Mr Flowerdew, under cross-examination, put to her that Bruce was being excluded by the rest of the group during their night out and that none of the things they alleged he did had happened in the way they had described.
“That’s totally untrue,” she responded, adding: “We were aware [of his social unawareness]. We tried to include him. We were including him in all the conversations.
“There was always one of us with him, up until the Cheerz incident.”
‘Angry’ dad phoned Bruce to confront him
Other witnesses included the father of the teenage victim and a male who accompanied Bruce and the two women on the night out in Aberdeen, who said he saw Bruce touch one of the women on the escalator.
The teen’s dad said he was “angry” about what had happened to his daughter and phoned Bruce twice to speak to him before he got a return call.
“She was quite upset and I kind of got angry, obviously, when she told me,” he said.

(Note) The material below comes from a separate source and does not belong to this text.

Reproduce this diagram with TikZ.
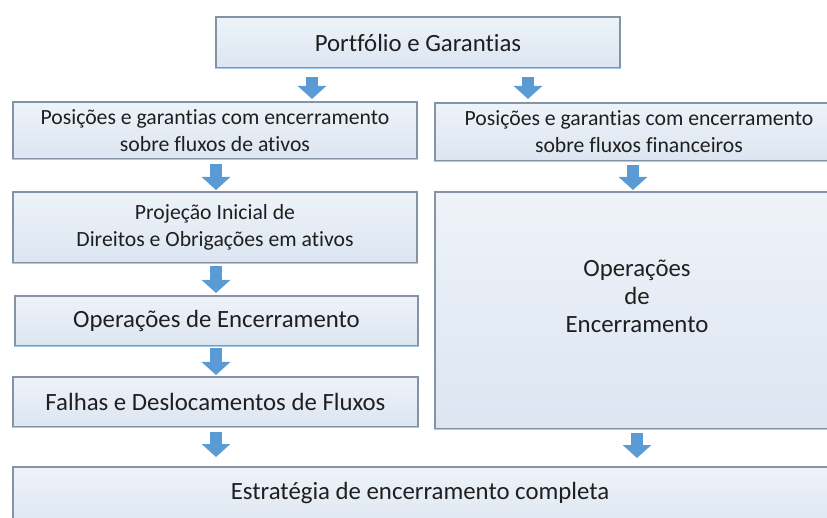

“He basically said that wasn’t the case, that wasn’t true. He said, ‘No, that’s not right. ‘
“The conversation ended with me telling him when he reaches Aberdeen that day to tell the police what he’s done. And, if not, it’s probably best to leave Peterhead.”
Bruce, who said he works full-time as an electrician technician, chose to give evidence as the trial reached its conclusion.
Under questioning from his defence agent and the prosecutor, fiscal depute Alan Townsend, Bruce denied sexually assaulting anyone and said he was unaware of any issues from the night out in Aberdeen.
Speaking about his encounter outside the primary school, he said the woman involved had approached him after he crashed his car and broke up with a long-term girlfriend.
‘None of the stuff that’s been said in this court happened’
“[She] came over to me, just to see how I was physically, mentally,” he claimed. “She hugged – both her hands around my neck. I then hugged her in return.”
Regarding the incident the following day, Bruce admitted he had hugged the teenager in his car, but only to console her because she was upset at the time about a family issue.
“She was getting more and more upset,” he said.
On why she told the police more than a hug happened, Bruce suggested she may have been “influenced” by the two other women’s allegations against him.
“None of the stuff that’s been said in this court happened,” Bruce insisted.
Bruce’s defence blamed victims for ‘misunderstanding the situation’
Sheriff Annella Cowan found Bruce guilty of all charges.
She branded his defence evidence as “contradictory” with “more than a tendency to blame other witnesses for misunderstanding the situation”.
The sheriff said the evidence presented to prosecute Bruce had offered “a clear, corroborated description of events”.
She ordered background reports on Bruce to be produced by the social work department ahead of his sentencing next month.
In the meantime, Bruce, of Prunier Drive in Peterhead, will be subject to the notification requirements of the sex offenders register.